No, the right response is, "Thank you for sharing that with me, brother. Here's how I've wrestled a bit this week. Here's where I need to grow in grace. Here's where I'm hoping the fruit of the Spirit might be all the more grown in me." See, at that moment, we push past the veneer, and we become the people of God. We counsel one another not just with our strengths but with our weaknesses. We are all of us fully human.
The last thing I'll say just as I close us out is the invitation into the life of ascension is not just to a life of blessing but to a life of burden. Here's what I mean by that. Sealed by the Holy Spirit, walking in relationship with others, made right with our Creator, we will begin to feel the sadness and brokenness of the world that Jesus feels.
We will long to herald the good news, to push back what is dark, to give of ourselves, to stand in the gap, to join the refrain of the disciples who said, "How long is it now? Will you finally…" If you remember back, the Great Commission is woven into this charge at the ascension, is it not? "I'm going to give power to you. The Holy Spirit will come upon you, and you will be my witnesses to Jerusalem, all of Judea, Samaria, and to the ends of the earth.
How are we as witnesses reconciled to God, as we grow in our fruitfulness, reconciled to one another, and become a picture of the beauty of the reconciling work of God in Christ? Might we be people who walk in the blessing and the burden of the ascension. Let's pray.
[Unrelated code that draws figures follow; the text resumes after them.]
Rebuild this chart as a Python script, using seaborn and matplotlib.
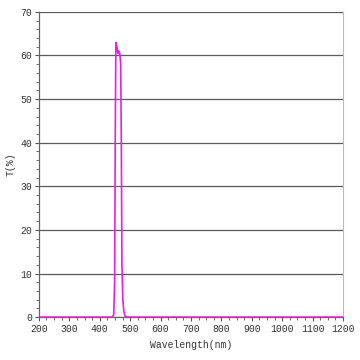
import numpy as np
import pandas as pd
import seaborn as sns
import matplotlib.pyplot as plt
from matplotlib.ticker import MultipleLocator

# transmission curve
wavelength = [200, 440, 446, 449, 451, 453, 455, 457, 460, 463, 466, 469, 471,
              473, 476, 479, 483, 490, 1200]
transmission = [0, 0, 0.5, 8, 40, 63, 61, 62, 60.5, 61, 60.5, 58, 40,
                12, 4, 1.5, 0.3, 0, 0]

df = pd.DataFrame({"wl": wavelength, "T": transmission})

sns.set_theme(style="white")
plt.rcParams['font.family'] = ['Liberation Mono', 'DejaVu Sans Mono']

fig = plt.figure(figsize=(3.6, 3.6), dpi=100)
ax = fig.add_axes([0.108, 0.119, 0.845, 0.848])

sns.lineplot(x="wl", y="T", data=df, ax=ax, color="#e81ee8", linewidth=1.2)

ax.set_xlim(200, 1200)
ax.set_ylim(0, 70)
ax.xaxis.set_major_locator(MultipleLocator(100))
ax.xaxis.set_minor_locator(MultipleLocator(25))
ax.yaxis.set_major_locator(MultipleLocator(10))
ax.yaxis.set_minor_locator(MultipleLocator(2))

ax.grid(axis="y", which="major", color="#5a5a5a", linewidth=0.9)
ax.set_axisbelow(True)

ax.tick_params(which="both", direction="out", colors="#555555", labelsize=7,
               labelcolor="#333333", pad=2)
ax.tick_params(which="major", length=3, width=0.8)
ax.tick_params(which="minor", length=2, width=0.6)
ax.tick_params(axis="x", which="both", bottom=True)
ax.tick_params(axis="y", which="both", left=True)

for side in ["left", "bottom"]:
    ax.spines[side].set_color("#666666")
    ax.spines[side].set_linewidth(0.9)
ax.spines["top"].set_visible(False)
ax.spines["right"].set_color("#bbbbbb")
ax.spines["right"].set_linewidth(0.8)

ax.set_xlabel("Wavelength(nm)", fontsize=7, color="#333333", labelpad=4)
ax.set_ylabel("T(%)", fontsize=7, color="#333333", labelpad=3)

fig.savefig("out.png", dpi=100, facecolor="white")
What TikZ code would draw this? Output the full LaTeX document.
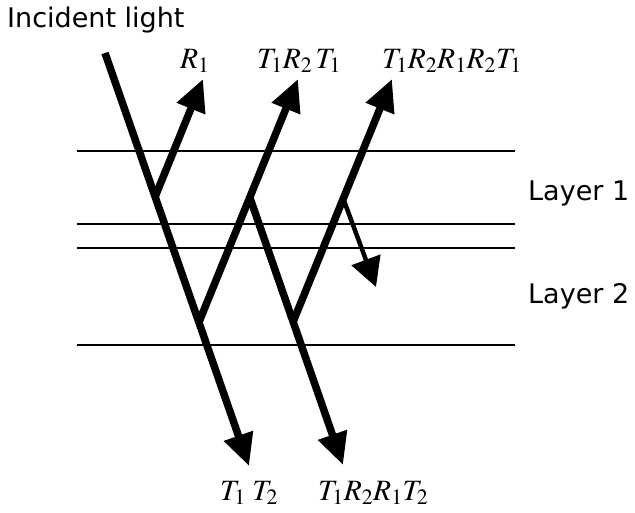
\documentclass[tikz,border=0pt]{standalone}
\usepackage{mathptmx}
\usepackage[no-math]{fontspec}
\setmainfont{DejaVu Sans}
\usetikzlibrary{arrows.meta}

\begin{document}
\begin{tikzpicture}[
  x=1pt,y=-1pt,
  every node/.style={inner sep=0pt,font=\fontsize{27}{32}\selectfont},
  txt/.style={anchor=base west},
  mlbl/.style={anchor=base west,font=\fontsize{29.5}{34}\selectfont},
  layer/.style={line width=2pt},
  ray/.style={line width=7.5pt,-{Triangle[width=29pt,length=32pt]}},
  thinray/.style={line width=4.5pt,-{Triangle[width=30pt,length=29pt]}}
]
\useasboundingbox (0,0) rectangle (635,512);
% layer boundaries
\foreach \y in {151,224,248,345}
  \draw[layer] (77,\y) -- (515,\y);
% texts
\node[txt] (inc) at (7,27) {Incident light};
\node[txt] (lay1) at (528,200) {Layer 1};
\node[txt] (lay2) at (528,303) {Layer 2};
\node[mlbl] (r1) at (180,68) {$R_1$};
\node[mlbl] (trt) at (257,68) {$T_1R_2\,T_1$};
\node[mlbl] (trrrt) at (382,68) {$T_1R_2R_1R_2T_1$};
\node[mlbl] (tt) at (220,500) {$T_1\;T_2$};
\node[mlbl] (trrt) at (318,500) {$T_1R_2R_1T_2$};
% ray points
\coordinate (src) at (105,53);
\coordinate (A) at (155,197);
\coordinate (B) at (199,322);
\coordinate (C) at (250,198);
\coordinate (D) at (293,322);
\coordinate (E) at (343,198);
\coordinate (outA) at (203,79);
\coordinate (outC) at (298,79);
\coordinate (outE) at (392,79);
\coordinate (outT) at (249,466);
\coordinate (outD) at (343,465);
\coordinate (outS) at (376,287);
% rays
\draw[ray] (src) -- (outT);
\draw[ray] (A) -- (outA);
\draw[ray] (B) -- (outC);
\draw[ray] (C) -- (outD);
\draw[ray] (D) -- (outE);
\draw[thinray] (E) -- (outS);
\end{tikzpicture}
\end{document}
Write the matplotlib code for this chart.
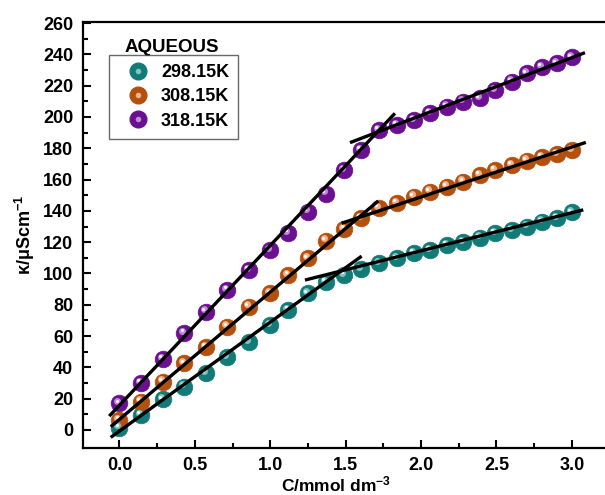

Father, thank you for an opportunity to let the Word of God read us, bear its weight on us. Thank you for my brothers and sisters again. For those who aren't Christians, aren't quite sure what to think of any of this, Holy Spirit, will you do the work of illumination? Will you lift the fog? Will you shine a light into the recesses of our hearts and help us see and believe? Encourage the saint this morning. Confront the idol. Encourage the weak. Reveal your patience with us all. Help us. We need you. It's for your beautiful name I pray, amen.